By Aaron Phung and Andrew Roark
Use make to build this project. The makefile will create the executables det and tsp. Using the command make clean will remove these executables.
The executable det requires either a single argument, the size of the matrix, or two arguments, the input file path and the size of the matrix. If a file path is not provided, the file is assumed to be in the current working directory, named "m{n}x{n}.bin", with n being padded to 4 digits with zeros.
To calculate the determinant of the matrix, the provided matrix is triangularized with Gaussian elimination, which transforms the matrix while preserving its determinant. Once triangularized, the determinant can simply be calculated as the product of the diagonal entries of the matrix. Due to properties of logarithms, the log absolute determinant can be calculated as the trace of the log absolute values of the diagonal entries of the matrix.
To parallelize Gaussian elimination, OpenMP is used to parallelize the inner pair of loops that add a multiple of the ith row to all rows below it, to zero all of their entries in the ith column. This is accomplished by first calculating the necessary factor for each row j, and then using the parallel for directive with a collapse clause to parallelize the inner two loops that add the multiple of row i to row j.

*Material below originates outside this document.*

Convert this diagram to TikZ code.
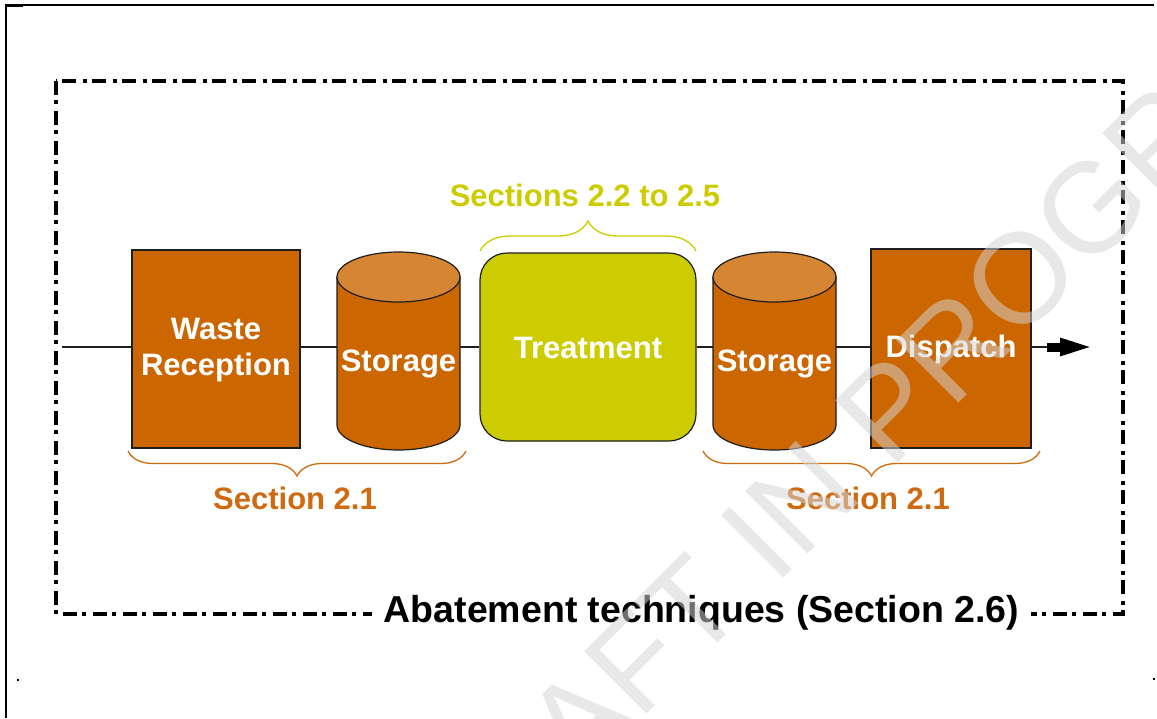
\documentclass[tikz,border=0pt]{standalone}
\usepackage{fontspec}
\setmainfont{Liberation Sans}
\usetikzlibrary{decorations.pathreplacing,arrows.meta}
\definecolor{rust}{RGB}{204,102,0}
\definecolor{rustlight}{RGB}{214,133,51}
\definecolor{olive}{RGB}{204,204,0}
\definecolor{secorange}{RGB}{208,106,16}
\definecolor{wmgray}{RGB}{211,211,211}
\definecolor{edge}{RGB}{30,30,30}
\begin{document}
\begin{tikzpicture}[x=1pt,y=-1pt,
  lbl/.style={font=\bfseries\fontsize{31}{36}\selectfont, text=white, align=center, inner sep=0pt},
  box/.style={draw=edge, line width=1.2pt, fill=rust},
  conn/.style={draw=edge, line width=1.1pt},
  sect/.style={font=\bfseries\fontsize{31}{36}\selectfont, inner sep=0pt},
  brc/.style={decorate, line width=1.3pt},
  cylbody/.style={draw=edge, line width=1.2pt, fill=rust},
  cyltop/.style={draw=edge, line width=1.2pt, fill=rustlight}]
\useasboundingbox (0,0) rectangle (1157,718);
\clip (0,0) rectangle (1157,718);
% page frame marks
\draw[line width=1.3pt] (6,718) -- (6,5) -- (1154,5);
\fill (5,3.5) rectangle (23,7);
\fill (17,679) rectangle (19,681);
\fill (1153,678) rectangle (1155,680);
% dash-dot frame
\draw[line width=3.5pt, dash pattern=on 14pt off 5pt on 4pt off 7pt] (56,81) rectangle (1123,614);
% coordinates of the flow line
\coordinate (in) at (62,347);
\coordinate (ah) at (1047,347);
\coordinate (tip) at (1098,347);
% nodes
\node[box, minimum width=168, minimum height=198, inner sep=0pt] (waste) at (216,349) {};
\node[lbl] (wastet) at (216,350) {Waste\\Reception};
\node[minimum width=123, minimum height=198, inner sep=0pt] (st1) at (398.5,351) {};
\node[minimum width=123, minimum height=198, inner sep=0pt] (st2) at (774.5,351) {};
\node[draw=edge, line width=1.2pt, fill=olive, rounded corners=27pt, minimum width=216, minimum height=188, inner sep=0pt] (treat) at (588,347) {};
\node[lbl] (treatt) at (588,348) {Treatment};
\node[box, minimum width=160, minimum height=199, inner sep=0pt] (disp) at (951,348.5) {};
% cylinders
\foreach \cx in {398.5,774.5}{
  \filldraw[cylbody] ({\cx-61.5},277) -- ({\cx-61.5},425) arc[start angle=180,end angle=0,x radius=61.5,y radius=25] -- ({\cx+61.5},277) -- cycle;
  \filldraw[cyltop] (\cx,277) ellipse[x radius=61.5,y radius=25];
}
\node[lbl] (st1t) at (398.5,364) {Storage};
\node[lbl] (st2t) at (774.5,364) {Storage};
\node[lbl] (dispt) at (951,349) {Dispatch};
% connectors
\draw[conn] (in) -- (in -| waste.west);
\draw[conn] (waste.east |- in) -- (st1.west |- in);
\draw[conn] (st1.east |- in) -- (treat.west |- in);
\draw[conn] (treat.east |- in) -- (st2.west |- in);
\draw[conn] (st2.east |- in) -- (disp.west |- in);
\draw[conn] (disp.east |- in) -- (ah);
\draw[line width=9pt, -{Triangle[length=38pt,width=15pt]}] (ah) -- (tip);
% braces
\draw[brc, draw=secorange, decoration={brace, amplitude=25pt}] (466,451) -- (128,451);
\draw[brc, draw=secorange, decoration={brace, amplitude=25pt}] (1040,451) -- (703,451);
\draw[brc, draw=olive, decoration={brace, amplitude=30pt}] (480,251) -- (696,251);
% section labels
\node[sect, text=secorange] (s21a) at (295,498) {Section 2.1};
\node[sect, text=secorange] (s21b) at (868,498) {Section 2.1};
\node[sect, text=olive] (s25) at (585,195) {Sections 2.2 to 2.5};
\node[font=\bfseries\fontsize{37.5}{40}\selectfont, fill=white, inner xsep=12pt, inner ysep=2pt] (abate) at (701.5,613) {Abatement techniques (Section 2.6)};
% watermark
\node[rotate=45, font=\fontsize{128}{128}\selectfont, text=wmgray, opacity=0.53, inner sep=0pt] (wm) at (895,404) {DRAFT IN PROGRESS};
\end{tikzpicture}
\end{document}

The executable tsp requires two arguments: the number of threads to create and the adjacency matrix csv file path.
The algorithm used to find the tour uses a randomized greedy-weighted search. Each city keeps a copy of its outgoing paths, sorted by length. To select a path, a random index is selected, with an approximately geometric distribution, so lower indices are exponentially more likely than higher ones. (In practice, this means only the shortest 17 edges have a chance of being selected, and the first edge in the list is selected ~75% of the time). This algorithm has the advantage of being able to search every path, at least in theory, it will never get stuck in a local optimum since it creates a new path each iteration, and it is trivially parallelizable, only needing to share the length of the best path.
Parallelization is trivially accomplished using PThreads. The provided number of threads is created, and each thread runs the previously mentioned algorithm. When a thread finds a new best path, it acquires a lock to update the best path length, and copy its path into the shared best path. The original thread that created these threads does a 60-second timed wait on a condition variable. After this wait, it sets a flag that tells the created threads to return, and then, it joins those threads. After this, the best path is returned.